Further, the Parliamentary Standing Committee on Personal, Public Grievances, Law and Justice in its 33-page report said, “Acting on feedbacks so received puts the concerned officer in a disadvantageous position as the remedies available to him in case his APAR/ACR has not been written objectively, are not available to him in this process. Acting on such feedback behind the back of the officer may not be legally tenable, particularly if it adversely affects his empanelment prospectus. Moreover, there is no statutory backing to the scheme and it is based on executive instructions only. The Committee, therefore, impresses upon the Government to take necessary steps to make the process of empanelment more objective, transparent and fair.”
The introduction of the 360-degree appraisal system has literally sidelined the current ACR/APAR system. Apart from APAR, the 360-degree appraisal, collected through informal ways, is seen as a huge problem in the bureaucracy. In the 360 system, information and appraisal of an officer is collected from juniors, retired senior officials and other stakeholders. Many associations of officials have raised their voices against this kind of system practiced in private companies.
The committee report, on several occasions, pointed out that the 360 degree appraisals system is not at all suitable for the Government machinery. The DoPT under the PMO implemented this new mechanism along with the mandatory APAR/ACR for the empanelment of joint secretaries and above level officers. This new mechanism was not at all appreciated by officers due to its informal way of collection of feedback about them from their juniors, retired officials and even from private persons. There were criticism on the part of officers that even anonymous complaints during their promotion time were considered as feedback.
The Parliamentary Standing Committee, headed by Congress leader and MP, Anand Sharma, pointed out that due to the informal and non-legal nature, officials have been deprived of remedies when feedbacks are found negative in the 360 degree appraisal system. It also said that the method of collecting feedback from stakeholders, like from private parties, about an official, is totally ambiguous and not suitable in a Government mechanism.
Since April 2016, this informal way of gathering information about officers is being used for appraisal and promotion of officers belonging to the All India Civil Services and Union Government’s Group A services.
But the reason why such an illegal way is being implemented in a Government machinery has not yet been answered. There have been only informal replies or justification from top echelons in the Government that this new 360 degree appraisal system is a success in the corporate world. However, the so-called success in the corporate world is a bogus claim. We are now witnessing the dark side of the corporate world. There have been murky battles in Tata and Infosys. These battles in private business houses have exposed the fact that merit is not the key, and that for the powerful man/woman, loyalty matters the most.
But the question is: Why did the Government adopt this non-transparent way for appraisal at all? Actually, the Government machinery uses the Intelligence Bureau (IB) and other vigilance reports for appraisal and promotion of senior officers. The reports of IB and vigilance are treated as informal ways and this system is not subject to legal scrutiny and is hence found to be very efficient.

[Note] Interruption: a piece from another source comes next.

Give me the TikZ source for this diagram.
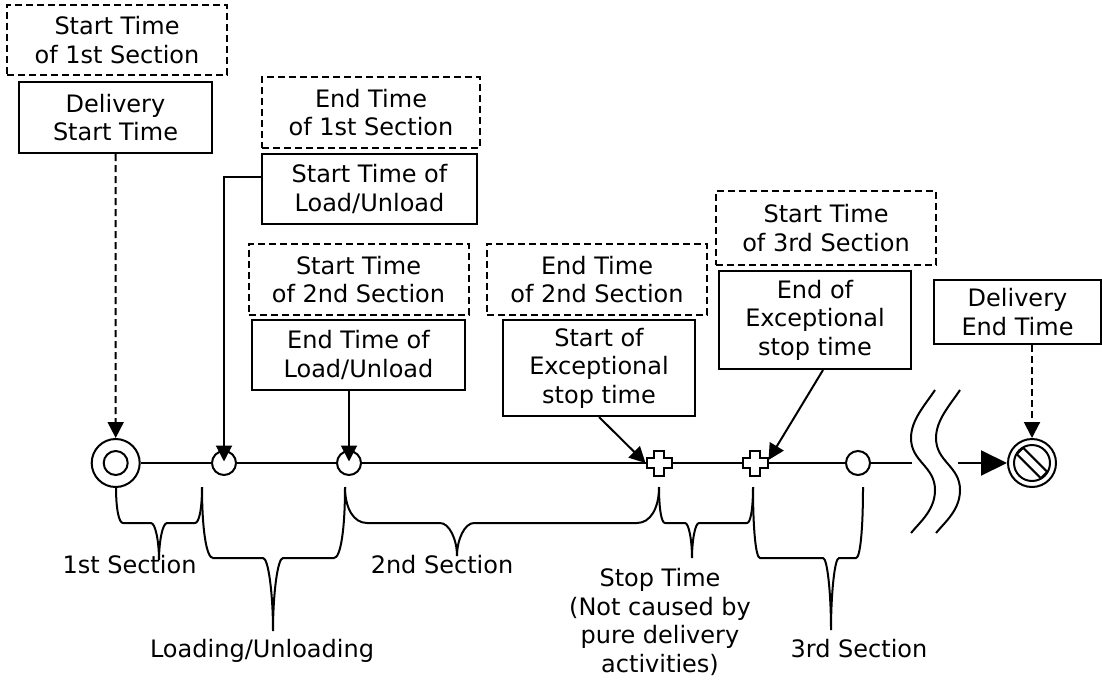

Then what is the use of another new informal system called the 360 degree appraisal system which has no legal value and no sanctity? Another excuse cited by the Government for using this kind of system is that it is being used in countries like the UK, the European Union and also Australia. But these kind of excuses are not sufficient to practice a system which lacks legal validity.
The secrecy in the process of 360 degree appraisal is not at all justifiable. The officers must have the right to know how the appraisal mechanism works. The continuation of this system will ultimately open floodgates of litigations in Central Administrative Tribunals and various other courts.
The Parliamentary Standing Committee observed that “there is an element of subjectivity” in this process. “Also, there would be an element of fear as peer and subordinates will also be consulted under 360 degree evaluation. The 360 degree evaluation system, which overrides the assessment based on APAR system, needs to be transparent. Officers not recommended by the 360 degree evaluation panel should be told the reason and they should get a chance to represent before the empanelment decision is finalised,” said the panel report, urging for transparent guidelines and legal framework for 360 degree appraisal system.
After all, what is its relevance in collecting information from junior officers and retired officials? In this new system, information is expected to be collected from five to seven persons, including private persons. Seeking information from private parties named as stake holders, linked to the Government, about an officer is not at all a suitable method.
What is the meaning of a stakeholder? Private contractors associated with the Government or private persons engaged with Government offices? This will in-turn turn out to be a tool to settle scores in the end if information collected from private parties. At the end of the day the 360 degree appraisal system will create chaos, anarchy and arbitrariness in the Government machinery.